Side note: have you seen the movie Wag the Dog?

Anyway, USA Today even ran a story in its print paper that showed two people dressed as Uncle Sam santa hybrids holding American flags outside of one of the film’s belated premieres; because if there’s one bad guy that can make Americans go “rah rah red, white, and blue” while also magically breathing life into the specter of cyber warfare, surely it’s North Korea, right?
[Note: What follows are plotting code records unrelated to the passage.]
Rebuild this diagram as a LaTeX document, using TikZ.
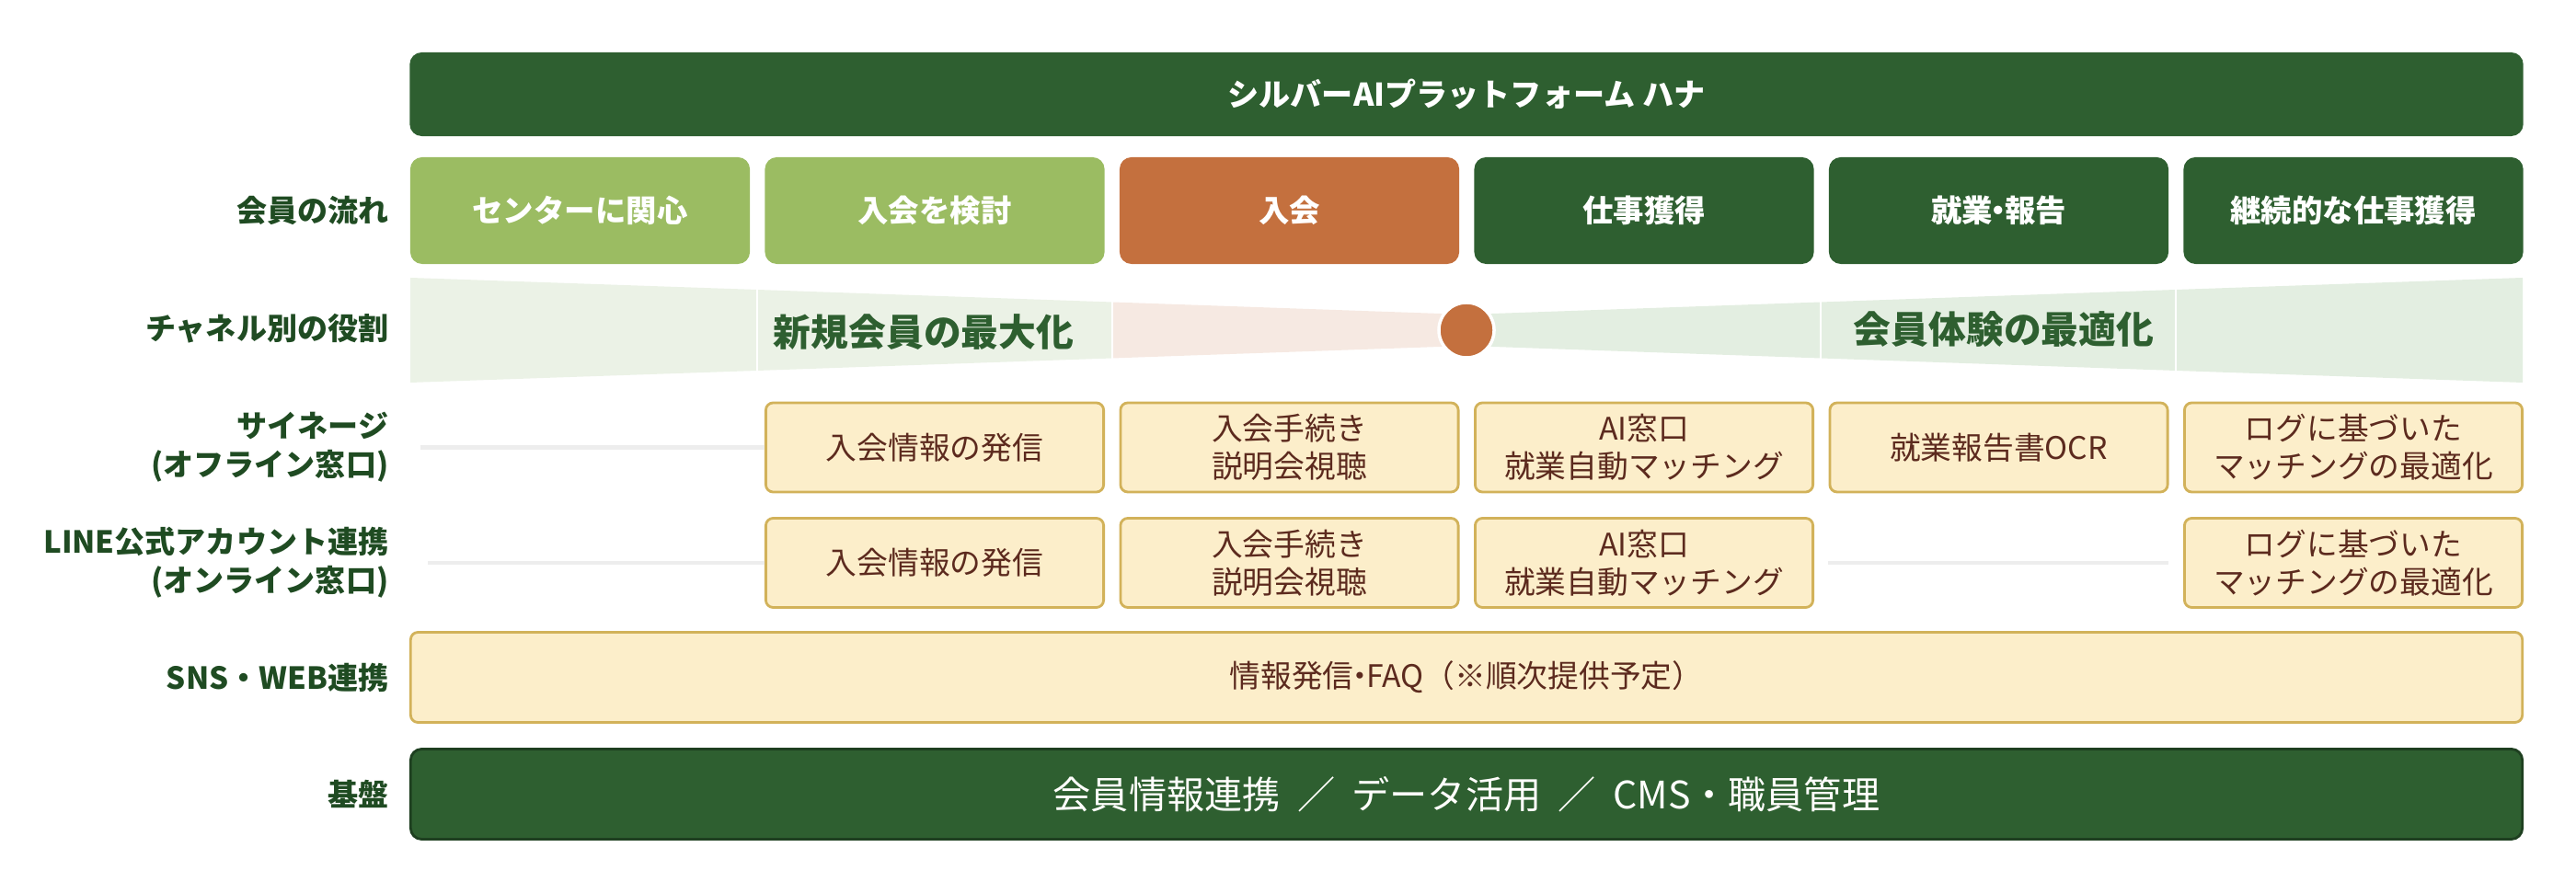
\documentclass[tikz,border=0pt]{standalone}
\usepackage{fontspec}
\setmainfont{Noto Sans CJK JP}
\definecolor{HanaGreen}{HTML}{2E5F30}
\definecolor{BaseEdge}{HTML}{1E3F20}
\definecolor{LeafGreen}{HTML}{9BBC62}
\definecolor{Rust}{HTML}{C4703E}
\definecolor{Cream}{HTML}{FCEECA}
\definecolor{Gold}{HTML}{D2B25A}
\definecolor{Cocoa}{HTML}{5C2A1E}
\definecolor{LabelGreen}{HTML}{1F4B22}
\definecolor{FunnelGreen}{HTML}{EBF2E6}
\definecolor{FunnelPink}{HTML}{F6E9E2}
\definecolor{FunnelMint}{HTML}{E3EEE1}
\definecolor{GapGrey}{HTML}{EDEDED}
\newcommand{\tightDot}{\kern-0.3em・\kern-0.3em}

\begin{document}
\begin{tikzpicture}[x=0.01cm, y=-0.01cm,
TitleBar/.style={fill=HanaGreen, rounded corners=0.13cm, minimum width=22.96cm, minimum height=0.91cm, text=white, font=\fontsize{9.7}{12}\selectfont\bfseries},
FlowBox/.style={rounded corners=0.13cm, minimum width=3.69cm, minimum height=1.16cm, text=white, font=\fontsize{9.5}{12}\selectfont\bfseries},
RoleBox/.style={draw=Gold, line width=0.8pt, fill=Cream, rounded corners=0.08cm, minimum width=3.67cm, minimum height=0.97cm, text=Cocoa, align=center, font=\fontsize{9.6}{11.7}\selectfont},
RowLabel/.style={anchor=east, align=right, text=LabelGreen, inner sep=0pt, font=\fontsize{9.4}{11.9}\selectfont\bfseries},
FunnelText/.style={text=HanaGreen, font=\fontsize{11.6}{14}\selectfont\bfseries},
GapLine/.style={GapGrey, line width=1.4pt}]
\useasboundingbox (0,0) rectangle (2800,971);
\def\midY{359}
% platform bar
\node [TitleBar] (platform) at (1594, 102.5) {シルバーAIプラットフォーム ハナ};
% member flow
\foreach \col/\name/\clr in {1/センターに関心/LeafGreen, 2/入会を検討/LeafGreen, 3/入会/Rust, 4/仕事獲得/HanaGreen, 5/就業\tightDot 報告/HanaGreen, 6/継続的な仕事獲得/HanaGreen} {
  \node [FlowBox, fill=\clr] (flow\col) at ({630.5+(\col-1)*385.5}, 229) {\name};
}
% funnel of channel roles
\foreach \xa/\ha/\xb/\hb/\clr in {446/57/823/44/FunnelGreen, 823/44/1209/30.5/FunnelGreen, 1209/30.5/1594/17/FunnelPink, 1594/17/1979/30.5/FunnelMint, 1979/30.5/2365/44/FunnelMint, 2365/44/2742/57/FunnelMint} {
  \fill [\clr] (\xa, {\midY-\ha}) -- (\xb, {\midY-\hb}) -- (\xb, {\midY+\hb}) -- (\xa, {\midY+\ha}) -- cycle;
}
\foreach \xa in {823, 1209, 1979, 2365} {
  \draw [white, line width=0.6pt] (\xa, 300) -- (\xa, 420);
}
\node [circle, fill=Rust, draw=white, line width=1pt, minimum size=0.6cm, inner sep=0pt] (joinDot) at (1594, \midY) {};
\node [FunnelText] (newMembers) at (1004, 361) {新規会員の最大化};
\node [FunnelText] (memberExp) at (2178, 358) {会員体験の最適化};
% signage row
\foreach \col/\txt in {2/入会情報の発信, 3/{入会手続き\\説明会視聴}, 4/{AI窓口\\就業自動マッチング}, 5/就業報告書OCR, 6/{ログに基づいた\\マッチングの最適化}} {
  \node [RoleBox] (sign\col) at ({630.5+(\col-1)*385.5}, 486.5) {\txt};
}
% LINE row
\foreach \col/\txt in {2/入会情報の発信, 3/{入会手続き\\説明会視聴}, 4/{AI窓口\\就業自動マッチング}, 6/{ログに基づいた\\マッチングの最適化}} {
  \node [RoleBox] (line\col) at ({630.5+(\col-1)*385.5}, 612) {\txt};
}
\coordinate (signGap) at (457, 486.5);
\coordinate (lineGap) at (465, 612);
\coordinate (lineGapA) at (1987, 612);
\coordinate (lineGapB) at (2357, 612);
\draw [GapLine] (signGap) -- (sign2.west);
\draw [GapLine] (lineGap) -- (line2.west);
\draw [GapLine] (lineGapA) -- (lineGapB);
% sns and base
\node [RoleBox, minimum width=22.94cm, minimum height=0.98cm] (snsBar) at (1594, 736.5) {情報発信\tightDot FAQ（※順次提供予定）};
\node [draw=BaseEdge, line width=0.8pt, fill=HanaGreen, rounded corners=0.12cm, minimum width=22.94cm, minimum height=0.98cm, text=white!94!Cream, font=\fontsize{11.7}{14}\selectfont] (baseBar) at (1594, 863.5) {会員情報連携 \ ／ \ データ活用 \ ／ \ CMS・職員管理};
% row labels
\node [RowLabel] (lblFlow) at (423, 229) {会員の流れ};
\node [RowLabel] (lblRole) at (423, 357) {チャネル別の役割};
\node [RowLabel] (lblSign) at (423, 486.5) {サイネージ\\(オフライン窓口)};
\node [RowLabel] (lblLine) at (423, 612) {LINE公式アカウント連携\\(オンライン窓口)};
\node [RowLabel] (lblSns) at (423, 736.5) {SNS・WEB連携};
\node [RowLabel] (lblBase) at (423, 863.5) {基盤};
\end{tikzpicture}
\end{document}
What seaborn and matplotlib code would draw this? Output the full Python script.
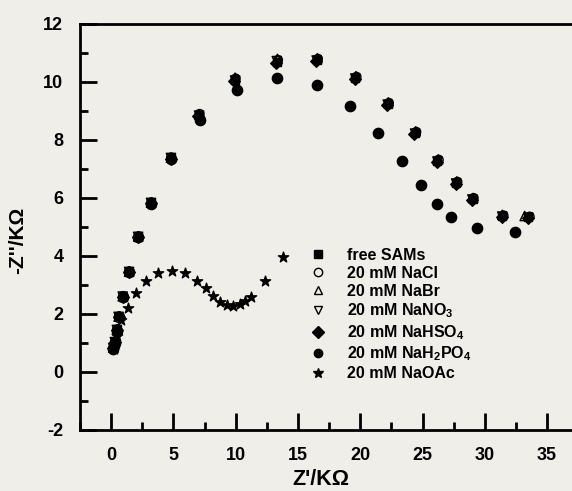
import numpy as np
import pandas as pd
import seaborn as sns
import matplotlib.pyplot as plt
from matplotlib.lines import Line2D
from matplotlib.ticker import MultipleLocator

sns.set_style("white")
plt.rcParams['font.family'] = ['Liberation Sans', 'DejaVu Sans']
plt.rcParams['font.weight'] = 'bold'
plt.rcParams['text.color'] = 'black'
plt.rcParams['axes.labelcolor'] = 'black'
plt.rcParams['xtick.color'] = 'black'
plt.rcParams['ytick.color'] = 'black'
plt.rcParams['axes.unicode_minus'] = False
plt.rcParams['mathtext.fontset'] = 'custom'
plt.rcParams['mathtext.rm'] = 'Liberation Sans:bold'
plt.rcParams['mathtext.bf'] = 'Liberation Sans:bold'
plt.rcParams['mathtext.default'] = 'bf'

# Nyquist data (Z' / KOhm, -Z'' / KOhm), read off the figure
free_x = [0.17, 0.3, 0.46, 0.6, 0.93, 1.44, 2.17, 3.2, 4.8, 7.06, 9.95, 13.3, 16.5, 19.6, 22.2, 24.4, 26.2, 27.7, 29.05, 31.4, 33.5]
free_y = [0.83, 1.03, 1.45, 1.9, 2.6, 3.45, 4.66, 5.83, 7.38, 8.86, 10.07, 10.7, 10.76, 10.14, 9.24, 8.24, 7.28, 6.52, 5.97, 5.38, 5.34]
nacl_x = [0.18, 0.31, 0.47, 0.62, 0.95, 1.45, 2.2, 3.22, 4.82, 7.1, 10.0, 13.4, 16.6, 19.7, 22.3, 24.5, 26.3, 27.8, 29.1, 31.5, 33.6]
nacl_y = [0.85, 1.05, 1.47, 1.92, 2.62, 3.47, 4.68, 5.85, 7.4, 8.9, 10.12, 10.76, 10.8, 10.18, 9.28, 8.28, 7.32, 6.56, 6.0, 5.4, 5.36]
nabr_x = [0.17, 0.3, 0.46, 0.6, 0.93, 1.44, 2.17, 3.2, 4.8, 7.06, 9.95, 13.35, 16.55, 19.65, 22.25, 24.45, 26.25, 27.75, 29.05, 31.4, 33.2]
nabr_y = [0.84, 1.04, 1.46, 1.91, 2.61, 3.46, 4.67, 5.84, 7.39, 8.88, 10.15, 10.8, 10.82, 10.2, 9.3, 8.3, 7.33, 6.57, 6.0, 5.42, 5.38]
nano3_x = [0.17, 0.3, 0.46, 0.6, 0.93, 1.44, 2.17, 3.2, 4.8, 7.06, 9.95, 13.3, 16.5, 19.6, 22.2, 24.4, 26.2, 27.7, 29.0, 31.4, 33.5]
nano3_y = [0.83, 1.03, 1.45, 1.9, 2.6, 3.45, 4.66, 5.83, 7.38, 8.84, 10.05, 10.72, 10.74, 10.12, 9.22, 8.22, 7.26, 6.5, 5.95, 5.36, 5.32]
nahso4_x = [0.17, 0.3, 0.46, 0.6, 0.93, 1.44, 2.17, 3.2, 4.8, 7.0, 9.9, 13.25, 16.45, 19.55, 22.15, 24.35, 26.15, 27.65, 29.0, 31.35, 33.45]
nahso4_y = [0.82, 1.02, 1.44, 1.89, 2.59, 3.44, 4.65, 5.82, 7.36, 8.84, 10.02, 10.66, 10.72, 10.1, 9.2, 8.2, 7.24, 6.48, 5.94, 5.36, 5.32]
nah2po4_x = [0.17, 0.3, 0.46, 0.6, 0.93, 1.44, 2.17, 3.2, 4.8, 7.1, 10.1, 13.3, 16.5, 19.2, 21.4, 23.35, 24.9, 26.2, 27.3, 29.4, 32.4]
nah2po4_y = [0.8, 1.0, 1.42, 1.88, 2.58, 3.44, 4.64, 5.8, 7.34, 8.7, 9.72, 10.14, 9.9, 9.17, 8.24, 7.28, 6.45, 5.79, 5.34, 4.97, 4.83]
naoac_x = [0.2, 0.45, 0.8, 1.37, 1.98, 2.8, 3.74, 4.87, 5.94, 6.88, 7.6, 8.2, 8.75, 9.3, 9.8, 10.35, 10.75, 11.2, 12.35, 13.8]
naoac_y = [0.8, 1.25, 1.8, 2.2, 2.72, 3.14, 3.41, 3.48, 3.41, 3.14, 2.9, 2.62, 2.41, 2.3, 2.28, 2.34, 2.45, 2.59, 3.14, 3.97]

labels = ["free SAMs", "20 mM NaCl", "20 mM NaBr", "20 mM NaNO$_3$",
          "20 mM NaHSO$_4$", "20 mM NaH$_2$PO$_4$", "20 mM NaOAc"]

series = [
    (free_x, free_y, "s", True, 40),
    (nacl_x, nacl_y, "o", False, 40),
    (nabr_x, nabr_y, "^", False, 45),
    (nano3_x, nano3_y, "v", False, 45),
    (nahso4_x, nahso4_y, "D", True, 35),
    (nah2po4_x, nah2po4_y, "o", True, 55),
    (naoac_x, naoac_y, "*", True, 60),
]

bg = "#efeee8"
fig = plt.figure(figsize=(5.72, 4.91), dpi=100, facecolor=bg)
ax = fig.add_axes([80 / 572, 1 - 430 / 491, 1 - 80 / 572, (430 - 24) / 491])
ax.set_facecolor(bg)

for (xs, ys, m, filled, s), lab in zip(series, labels):
    df = pd.DataFrame({"x": xs, "y": ys})
    sns.scatterplot(data=df, x="x", y="y", ax=ax, marker=m, s=s,
                    facecolor="black" if filled else "none",
                    edgecolor="black", linewidth=1.0, legend=False)

ax.set_xlim(-2.5, 37)
ax.set_ylim(-2, 12)
ax.xaxis.set_major_locator(MultipleLocator(5))
ax.xaxis.set_minor_locator(MultipleLocator(2.5))
ax.yaxis.set_major_locator(MultipleLocator(2))
ax.yaxis.set_minor_locator(MultipleLocator(1))
ax.tick_params(which="both", direction="in", width=2, top=False, right=False,
               bottom=True, left=True, colors="black")
ax.tick_params(which="major", length=12, pad=12, labelsize=13)
ax.tick_params(which="minor", length=6)
for t in ax.get_xticklabels() + ax.get_yticklabels():
    t.set_fontweight("bold")
for side in ["left", "bottom", "top"]:
    ax.spines[side].set_linewidth(2)
    ax.spines[side].set_color("black")
ax.spines["right"].set_visible(False)

ax.set_xlabel("Z'/K\u03a9", fontsize=15.5, fontweight="bold")
ax.set_ylabel("-Z''/K\u03a9", fontsize=15, fontweight="bold")
ax.xaxis.set_label_coords(0.49, -0.097)
ax.yaxis.set_label_coords(-0.108, 0.468)

handles = []
for xs, ys, m, filled, s in series:
    handles.append(Line2D([], [], linestyle="none", marker=m, color="black",
                          markerfacecolor="black" if filled else "none",
                          markersize=6 if m != "*" else 7, markeredgewidth=1.0))
ax.legend(handles, labels, loc="upper left", bbox_to_anchor=(310 / 572, 1 - 248 / 491),
          bbox_transform=fig.transFigure, frameon=False, handlelength=1.0,
          handletextpad=1.3, borderpad=0, borderaxespad=0, labelspacing=0.18,
          prop={"weight": "bold", "size": 11.5})

fig.savefig("out.png", dpi=100, facecolor=bg)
highfiveunclesaminterview(Told ya.)

Yesterday the FBI reaffirmed its commitment to the official government line that this was not the work of an insider and that a group in North Korea calling themselves “the Guardians of Peace” definitely, absolutely, and 100% was the evil mastermind behind a massive Sony hack which resulted in the White House being “forced” into confronting the enemy nation. (Oh, was that what made the tiny country’s Internet go out December 22nd?)

The FBI is maintaining its stance, as the New York Post points out, “despite a growing number of private cyber-security firms concluding there was no evidence of such a finding.”

That’s right. No evidence. Not a little evidence or a wee amount of evidence or a speck of evidence, but none. Zip. Zilch. Nada.

And yet, the big story up on Drudge right now is that the Sony hackers are currently threatening our establishment media. What exactly are we going to find out with that hack, huh?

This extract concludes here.